Two and a half years ago, I was deep in the middle of treatment. I had lost my hair for the second time in a year, had gained 25 pounds (talk about adding insult to an injury!) , felt weak, and just GROSS frankly. I decided it was time to do something, anything to take back what was mine. I lived for many years in a great mountain town, working for the newspaper, and working with a great bunch of misfits, freaks, and geniuses. Every year there is a Race For the Cure in the little town and I went up to participate along with my best friend, her little girl and about 10 friends who still live there. The day before the Race, I walked around town visiting some old friends and went to pick up my race shirt and numbers. I picked up the shirt and my heart just SANK. It was the ugliest, most depressing Tshirt I have ever seen. Like cancer is not bad enough, I am going to have to wear this piece of crap. It was super ugly pink and had these creepy funereal doves with the saying "on the wings of a dove..." or some such dreck. I was talking to a local gal who is also a Survivor (and whose husband cheated on her while she went through treatment-can you BELEIVE that?! ) and she agreed they were UGLY. She wanted to wear one that said "f*ck cancer and f*ck Scott too". I really wished we could have had some made but the organizers would probably not dig it.

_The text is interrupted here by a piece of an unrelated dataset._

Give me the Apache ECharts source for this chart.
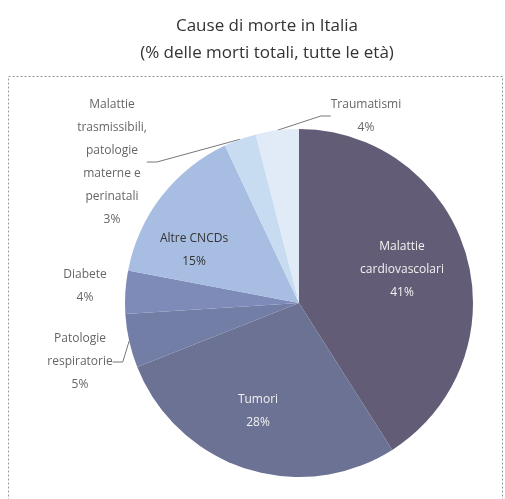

I managed to get a local guy to airbrush a tshirt for me that says CANCER SUCKS and on the back it says cckma- which he said means either "cancer can't kick my ass" or "cancer can kiss my ass" . Either one was fine with me.
The morning of the race was beatiful and all my gals showed up in fine form. The majority of those I passed high fived me on the Tshirt. It's true, cancer does suck.

It was a 5k which is nothing unless you have had 12 rounds of chemo. The after-ceremony was bizarre and I felt like I was being initiated into a cult. They had all the survivors stand on a stage in front of everyone and wave these pink roses. All the Survivors knew the words to some song they were singing and started swaying. For anyone who knows me-this is my idea of a nightmare. I was laughing /crying. My friends were split-"Is she overwhelmed by the emotion?" My best friend was laughing hysterically and told them " No- she is freaking out, someone go get her" This may seem crass but I think it is just as crass to dress up the leading cancer killer of women in pink and act like it is a creepy sorority.

I went back to my place and slept for 10 hours.


The reason I am dredging all this back up is that my friend , # 761 in the pic, is on her last journey from this world right now. She was diagnosed with esophageal cancer last February and is 35 years old. Cancer is a horrible disease.

Thursday, August 23, 2007

Friday night at the ER

I have been trying to take a vacation from cancer and see how it fares........apparantly this is a foolish notion as I lost a very good friend and another girl who was a cancer acquaintance-both young and it is still too painful to talk about. So instead, I will tell the tale of the 80 year old woman who has possessed me and is giving me all her creepy old lady diseases. I should have known sooner, I had pleurisy at the age of 10 when I got home from 2 weeks at freezing wet camp. Then I had gastroenteritis at 20! I mean, who even knows what these conditions ARE at that age?

Friday night, I am hunkered down, watching On Demand at my house sitting gig. My upper back starts aching as does my upper abdomen. I swam fairly hard that day so I thought maybe I tweaked my back and took a hot bath but it still was hurting and felt worse. I was having this dilemma of "Does this really hurt or am I being a wuss? Is it getting worse or am I imagining it? Should I go to the Dr or just try and go to sleep?" I could not get comfortable and decided to stretch out my back which did NOT help. I soon began thinking I should just go to the ER because I could sleep if I couldn't lie down. I made a couple calls and couldn't get any family or friends on the phone so I drove myself. It started REALLY hurting and I ended up going through red lights like a mad woman. I get to the ER, they get me right in, thankfully. Getting an IV in was a nightmare, as usual, but the pain medication helped for a while. I had lidocaine-GROSS beyond imagination, x rays, a CT scan, and they couldn't find anything. Around noon the next day, they gave me a sonogram and decided I have gallstones. Gallstones?! I am officially 80 years old. I am in a holding pattern until next week to see if the gall bladder goes. Whatever.

The good news is: It is NOT cancer!!!!!! I was so happy to have those scans to let me know that NO, cancer is NOT everywhere in my liver. And after a little investigation, I have learned that there is actually a market for human gallstones somewhere in Asia and I am not above an Ebay auction. The mind reels with the possibilities.